The filmmakers also invert the normal shot pattern in some of their eye-line matches. Viewers see what Mills’ wife sees—Mills, from behind, sitting on the couch, with crime scene photos splayed about him, and the TV on—before they see Mills’ wife (played by Gwyneth Paltrow) looking compassionately at her husband. Here we see what is “matched” before we even get the “eyeline.”


These eye-line matches are complemented by numerous graphic matches, which cut on similar imagery or actions. A shot of a gruesome crime scene photo of a dead man’s feet (a photo that Mills is pondering in his apartment) is followed by a shot of Somerset’s feet as he walks the stacks of the library. Shortly before that, a shot of Mills, looking pensively off screen left is followed by Somerset gazing in the same screen direction. These graphic similarities augment the relationship established through the use of parallel editing.
Although this sequence isn’t as blatantly obvious as a fashion (or make-over) montage in a rom-com, or a training montage in a sports film, it too serves as an elliptical editing device that cinematically conveys a long stretch of time through the juxtaposition of representational shots. Whether fast-paced, in order to capture the dynamism of action, or more slowly paced, in order to represent a greater duration, monotony, or repetition, Hollywood montage compresses time in order to “speed up” the plot. Somerset’s and Mills’ “all-nighter” is only on the screen for a few minutes. We experience the extent of the actual duration through transitional devices and sound choices. In addition to the numerous match cuts, the clip employs frequent dissolves within the separate scenes. These effectively demonstrate how little has changed over time, as the blending of images connote that modest movement “forward” is merely incremental.
The music that serves as a sound bridge, Bach’s “Suite No. 3 in D Major, BWV 1068 Air,” aids in this experience by setting a relatively slow tempo. While this music, like most music deployed in montage, works to combine the disparate shots into a harmonious whole, it is not, as is usually the case, just off screen and non-diegetic. We first hear the classical music when one of the police guards, in response to Somerset’s quip, turns on the stereo. Because we initially see the source of the sound, and the characters on screen hear it as well, the music begins as on screen, external, and diegetic. This changes when we cut to Mills’ apartment. There is no break or disruption in the sound, but the detective, who is not in the library, and does not have a stereo on, could not possibly hear the classical strains that play when audiences witness his scenes. (The only thing we can be sure Mills hears is the TV he turns on when he can no longer focus on the investigation. This ambient sound is interlaid with the music that acts as bridge.) In these instances, the Bach suite becomes off screen and non-diegetic, which is typical of montage sound bridges.

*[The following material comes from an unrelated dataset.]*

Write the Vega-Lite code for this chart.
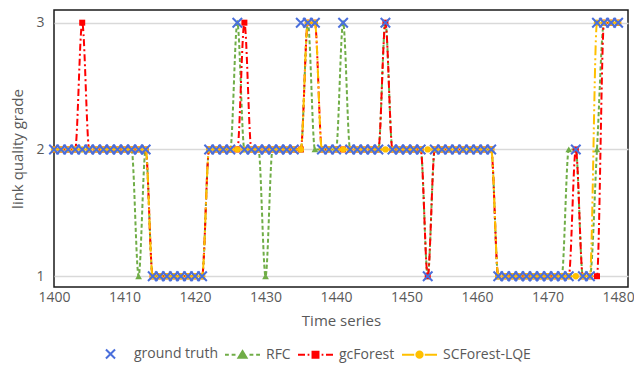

As is the case in many films, different scenes have similar mise en scenes. The sequence includes two different locations, yet each location is lit and shot in a similar fashion. Both the library and apartment have low-key lighting (which significantly renders even “light” colored objects somewhat murky), and, once the research begins in earnest, each detective is framed in a similar way. Both Somerset and Mills are briefly shown in aerial shots that connote their relative powerlessness in the face of the enormity of their task, and both are frequently shown in close-ups. The dominant angle (as is typical of Fincher) is slightly below eye-level (a cinematic choice that may symbolically register the fact that Fincher’s films focus on the darkness that lurks beneath apparent normalcy). The color palates of each location are also similar, which unite the settings, despite differences in décor.
Admittedly, the library sequence is not a particularly noteworthy portion of the film, as it is serves no major symbolic, thematic, or stylistic function, but it does contain a great deal of filmic detail, as most film clips do. Your analyses should consider such detail and select the elements that are most significant (and conducive to your argument).